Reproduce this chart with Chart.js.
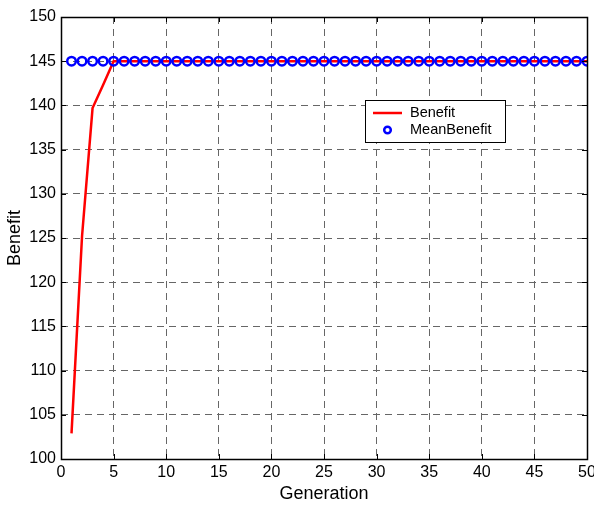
<!DOCTYPE html>
<html>
<head>
<meta charset="utf-8">
<script src="https://cdn.jsdelivr.net/npm/chart.js@4"></script>
<style>
  html, body { margin: 0; padding: 0; background: #fff; }
  #wrap { width: 594px; height: 505px; }
</style>
</head>
<body>
<div id="wrap"><canvas id="benefitChart" width="594" height="505"></canvas></div>
<script>
const generations = [1, 2, 3, 4, 5, 6, 7, 8, 9, 10, 11, 12, 13, 14, 15, 16, 17, 18, 19, 20,
    21, 22, 23, 24, 25, 26, 27, 28, 29, 30, 31, 32, 33, 34, 35, 36, 37, 38, 39, 40,
    41, 42, 43, 44, 45, 46, 47, 48, 49, 50];
const benefit = [102.9, 125.2, 139.7, 142.3, 145, 145, 145, 145, 145, 145,
    145, 145, 145, 145, 145, 145, 145, 145, 145, 145,
    145, 145, 145, 145, 145, 145, 145, 145, 145, 145,
    145, 145, 145, 145, 145, 145, 145, 145, 145, 145,
    145, 145, 145, 145, 145, 145, 145, 145, 145, 145];
const meanBenefit = [145, 145, 145, 145, 145, 145, 145, 145, 145, 145,
    145, 145, 145, 145, 145, 145, 145, 145, 145, 145,
    145, 145, 145, 145, 145, 145, 145, 145, 145, 145,
    145, 145, 145, 145, 145, 145, 145, 145, 145, 145,
    145, 145, 145, 145, 145, 145, 145, 145, 145, 145];
const xTicks = [0, 5, 10, 15, 20, 25, 30, 35, 40, 45, 50];
const yTicks = [100, 105, 110, 115, 120, 125, 130, 135, 140, 145, 150];

const FONT = 'Arial, "Liberation Sans", sans-serif';
const NARROW = '"Liberation Sans Narrow", "Arial Narrow", "Liberation Sans", sans-serif';

// black frame with inward tick marks on all four sides
const framePlugin = {
    id: 'frame',
    afterDatasetsDraw(chart) {
        const { ctx, chartArea: a, scales } = chart;
        ctx.save();
        ctx.strokeStyle = '#000';
        ctx.lineWidth = 1;
        ctx.beginPath();
        xTicks.forEach(v => {
            const x = Math.round(scales.x.getPixelForValue(v)) + 0.5;
            ctx.moveTo(x, a.bottom); ctx.lineTo(x, a.bottom - 5);
            ctx.moveTo(x, a.top); ctx.lineTo(x, a.top + 5);
        });
        yTicks.forEach(v => {
            const y = Math.round(scales.y.getPixelForValue(v)) + 0.5;
            ctx.moveTo(a.left, y); ctx.lineTo(a.left + 5, y);
            ctx.moveTo(a.right, y); ctx.lineTo(a.right - 5, y);
        });
        ctx.stroke();
        ctx.lineWidth = 1.5;
        ctx.strokeRect(Math.round(a.left) + 0.5, Math.round(a.top) + 0.5,
            Math.round(a.right - a.left), Math.round(a.bottom - a.top));
        ctx.restore();
    }
};

// boxed legend floating inside the plot
const legendBoxPlugin = {
    id: 'legendBox',
    afterDraw(chart) {
        const { ctx } = chart;
        const bx = 365, by = 100, bw = 140, bh = 42;
        ctx.save();
        ctx.fillStyle = '#fff';
        ctx.fillRect(bx, by, bw, bh);
        ctx.strokeStyle = '#000';
        ctx.lineWidth = 1;
        ctx.strokeRect(bx + 0.5, by + 0.5, bw, bh);

        ctx.strokeStyle = '#ff0000';
        ctx.lineWidth = 2.5;
        ctx.beginPath();
        ctx.moveTo(373, 113);
        ctx.lineTo(402, 113);
        ctx.stroke();

        ctx.strokeStyle = '#0000ff';
        ctx.lineWidth = 2.5;
        ctx.beginPath();
        ctx.arc(387.5, 130, 3.3, 0, Math.PI * 2);
        ctx.stroke();

        ctx.fillStyle = '#000';
        ctx.font = '14.5px ' + FONT;
        ctx.textBaseline = 'middle';
        ctx.fillText(chart.data.datasets[0].label, 410, 113);
        ctx.fillText(chart.data.datasets[1].label, 410, 130);
        ctx.restore();
    }
};

const ctx = document.getElementById('benefitChart').getContext('2d');
new Chart(ctx, {
    type: 'line',
    data: {
        datasets: [{
            label: 'Benefit',
            data: generations.map((g, i) => ({ x: g, y: benefit[i] })),
            borderColor: '#ff0000',
            borderWidth: 2.5,
            pointRadius: 0,
            tension: 0,
            order: 1
        }, {
            label: 'MeanBenefit',
            data: generations.map((g, i) => ({ x: g, y: meanBenefit[i] })),
            showLine: false,
            borderColor: '#0000ff',
            backgroundColor: 'rgba(0,0,0,0)',
            pointRadius: 4.3,
            pointBorderWidth: 2.5,
            order: 0
        }]
    },
    options: {
        responsive: false,
        animation: false,
        layout: { padding: { left: 0, top: 17, right: 7, bottom: 0 } },
        plugins: {
            legend: { display: false },
            tooltip: { enabled: false }
        },
        scales: {
            x: {
                type: 'linear',
                min: 0,
                max: 50,
                afterBuildTicks: s => { s.ticks = xTicks.map(v => ({ value: v })); },
                afterFit: s => { s.height = 46; s.paddingLeft = 0; s.paddingRight = 0; },
                grid: {
                    color: '#666',
                    lineWidth: 1,
                    drawTicks: false
                },
                border: { display: false, dash: [7, 5] },
                ticks: {
                    color: '#000',
                    font: { family: NARROW, size: 16 },
                    padding: 4,
                    maxRotation: 0
                },
                title: {
                    display: true,
                    text: 'Generation',
                    color: '#000',
                    font: { family: FONT, size: 18 },
                    padding: { top: 0, bottom: 0 }
                }
            },
            y: {
                min: 100,
                max: 150,
                afterBuildTicks: s => { s.ticks = yTicks.map(v => ({ value: v })); },
                afterFit: s => { s.width = 61; },
                grid: {
                    color: '#666',
                    lineWidth: 1,
                    drawTicks: false
                },
                border: { display: false, dash: [7, 5] },
                ticks: {
                    color: '#000',
                    font: { family: NARROW, size: 16 },
                    padding: 5
                },
                title: {
                    display: true,
                    text: 'Benefit',
                    color: '#000',
                    font: { family: FONT, size: 18 },
                    padding: { top: 4, bottom: 0 }
                }
            }
        }
    },
    plugins: [framePlugin, legendBoxPlugin]
});
</script>
</body>
</html>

● ● ● ● ● ● ●

BRIEF: Give only the number of lines that include the word "with".

FINAL RESULT: 2